Why does NextDNS want to present itself as a VPN on devices?
I'm a happy (paying) customer of NextDNS (beats running the PiHole that keeps crashing every other week and then I don't have "internet" until I get to a terminal to restart it), but I'm curious why the setup on both Android and Windows wants to present itself as a VPN?
Concrete problems I see on Android:
- I can't use it with an actual VPN (or rather: as soon as the VPN connects, NextDNS is deactivated and it's not re-activated even if the VPN in question discconnects)
- When using "mobile data" (ie. LTE/3G), if the signal gets weak enough, Android disconnects the VPN provider (this is with Android 11 on a Pixel 3XL). I never had this problem when using DNS-over-TLS (there, if the signal wasn't strong enough, it just blocked the connection rather than deactivating it)
On Windows I didn't see any problems, but I wouldn't have expected the installer to add a new network interface. I would have it expected though to detect the browsers that are installed and offer the option to set up DNS-over-TLS/HTTPS in them (instead of me having to follow the instructions on the website). The only platform where the app worked/works as expected is the iPad: it set the DNS server and that's it.
Why this focus on making it act as a VPN rather than just setting the DNS?
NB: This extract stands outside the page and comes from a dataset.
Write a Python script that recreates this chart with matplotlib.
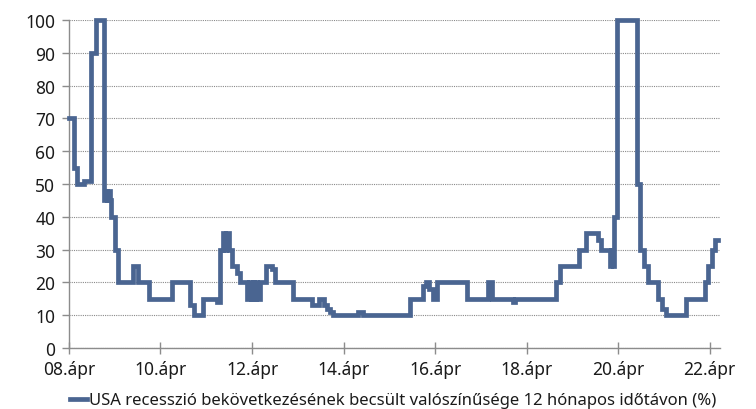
import matplotlib
matplotlib.use("Agg")
import matplotlib.pyplot as plt
import pandas as pd

# Recession probability (%) - value holds from each date until the next one
change_dates = [
    "2008-04-01", "2008-05-08", "2008-06-03", "2008-07-27", "2008-09-27", "2008-11-02",
    "2009-01-04", "2009-01-20", "2009-02-01", "2009-02-12", "2009-02-25", "2009-03-04",
    "2009-04-01", "2009-04-27", "2009-08-25", "2009-10-01", "2010-01-01", "2010-07-01",
    "2010-11-24", "2010-12-28", "2011-03-04", "2011-06-25", "2011-07-20", "2011-08-15",
    "2011-08-28", "2011-09-05", "2011-10-01", "2011-10-27", "2011-12-02", "2011-12-28",
    "2012-02-24", "2012-03-10", "2012-03-20", "2012-04-05", "2012-04-15", "2012-05-01",
    "2012-05-10", "2012-06-01", "2012-07-18", "2012-09-05", "2012-09-27", "2013-02-24",
    "2013-07-20", "2013-09-17", "2013-10-23", "2013-11-18", "2013-12-17", "2014-01-05",
    "2014-07-27", "2014-09-02", "2015-09-13", "2015-12-28", "2016-01-19", "2016-02-14",
    "2016-03-18", "2016-04-16", "2016-12-10", "2017-05-30", "2017-06-28", "2017-12-13",
    "2017-12-28", "2018-11-24", "2018-12-24", "2019-05-27", "2019-07-17", "2019-10-19",
    "2019-11-14", "2020-01-23", "2020-02-01", "2020-02-08", "2020-02-14", "2020-02-20",
    "2020-02-25", "2020-03-21", "2020-08-25", "2020-09-24", "2020-10-27", "2020-11-22",
    "2021-02-14", "2021-03-15", "2021-04-20", "2021-09-24", "2022-02-20", "2022-03-21",
    "2022-04-20", "2022-05-15", "2022-06-10",
]
probability = [
    70, 55, 50, 51, 90, 100,
    45, 48, 45, 48, 45, 40,
    30, 20, 25, 20, 15, 20,
    13, 10, 15, 14, 30, 35,
    30, 35, 30, 25, 23, 20,
    15, 20, 15, 20, 15, 20,
    15, 20, 25, 24, 20, 15,
    13, 15, 13, 12, 11, 10,
    11, 10, 15, 19, 20, 18,
    15, 20, 15, 20, 15, 14,
    15, 20, 25, 30, 35, 33,
    30, 25, 30, 25, 30, 25,
    40, 100, 50, 30, 25, 20,
    15, 12, 10, 15, 20, 25,
    30, 33, 33,
]
tick_years = [2008, 2010, 2012, 2014, 2016, 2018, 2020, 2022]
tick_labels = ["08.ápr", "10.ápr", "12.ápr", "14.ápr", "16.ápr", "18.ápr", "20.ápr", "22.ápr"]
series_label = "USA recesszió bekövetkezésének becsült valószínűsége 12 hónapos időtávon (%)"

LINE_COLOR = "#4a6591"
TEXT_COLOR = "#1a1a1a"
AXIS_COLOR = "#8c8c8c"
plt.rcParams["font.family"] = ["Noto Sans", "DejaVu Sans"]

dates = pd.to_datetime(change_dates)

fig = plt.figure(figsize=(7.56, 4.10), dpi=100)
ax = fig.add_axes([0.0913, 0.1488, 0.8607, 0.80])

ax.plot(dates, probability, drawstyle="steps-post", color=LINE_COLOR, lw=3.4,
        solid_joinstyle="miter", clip_on=False, label=series_label, zorder=3)

ax.set_ylim(0, 100)
ax.set_yticks(range(0, 101, 10))
ax.set_xlim(pd.Timestamp("2008-04-01"), pd.Timestamp("2022-06-20"))
ax.set_xticks([pd.Timestamp(f"{y}-04-01") for y in tick_years])
ax.set_xticklabels(tick_labels)

ax.yaxis.grid(True, color="#8a8a8a", linestyle=(0, (1, 1)), linewidth=0.8)
ax.set_axisbelow(True)
for side in ("top", "right"):
    ax.spines[side].set_visible(False)
for side in ("left", "bottom"):
    ax.spines[side].set_color(AXIS_COLOR)
    ax.spines[side].set_linewidth(1.0)

ax.tick_params(axis="x", direction="inout", length=9, width=1.0, color=AXIS_COLOR,
               labelsize=12.5, labelcolor=TEXT_COLOR, pad=4)
ax.tick_params(axis="y", direction="out", length=5, width=1.0, color=AXIS_COLOR,
               labelsize=12.5, labelcolor=TEXT_COLOR, pad=5)

fig.legend(loc="lower center", bbox_to_anchor=(0.52, -0.035), frameon=False,
           fontsize=12, handlelength=1.0, handletextpad=0.1, labelcolor=TEXT_COLOR)

fig.savefig("out.png", dpi=100)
Following up (because it just happened again on my Android phone): not only will the app / VPN switch off "randomly", it will continue to show the "NextDNS is active" message on the top of the screen. I only notice that it switched off by seeing advertising unexpectedly. Then, if I launch the NextDNS App, it correctly shows as off and I can turn it back on again.
But why use this fake-VPN approach when it is less reliable and also has compatibility problems (compared to setting the actual DNS server)?